Mid-September is typically a point in the year when gas prices fall due to the switchover from summer-blend to winter-blend, which is cheaper to produce. The difference between the two blends comes down to Reid Vapor Pressure (RVP), which is a measure of how easily the fuel evaporates at a given temperature. The higher – or more volatile – the RVP, the more able it is to evaporate at low temperatures. Winter-blend has a higher RVP which allows the fuel to evaporate at low temperatures for the engine to operate properly, especially when the engine is cold. If the RVP is too low on a frigid day, the vehicle will be hard to start and once started, will run rough.

Oregon is one of 42 states and the District of Columbia where prices have changes less than a nickel in the last week. Michigan (-10 cents) has the largest weekly decrease. West Virginia (+7 cents) has the largest week-over-week increase.

For the 15th week in a row, Hawaii ($3.25) and California ($3.23) are the only two states in the nation with an average at or above $3 a gallon.

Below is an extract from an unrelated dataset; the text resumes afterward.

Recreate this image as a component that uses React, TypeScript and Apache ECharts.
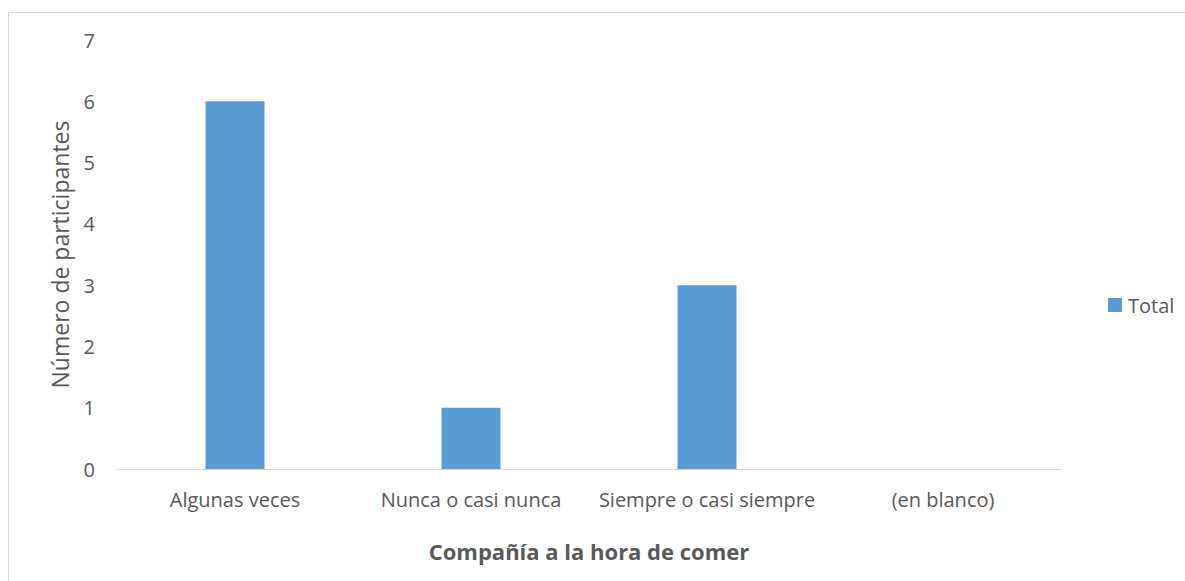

The cheapest gas in the nation can be found in Mississippi ($1.85) and Texas ($1.87). This is the 27th week in a row that one or more states has an average below $2 a gallon.

Hawaii is most expensive for the second week in a row with California, Washington, Nevada, Oregon, and Alaska rounding out the top 6. Arizona is 12th. Oregon is fifth most expensive for the fifth week in a row.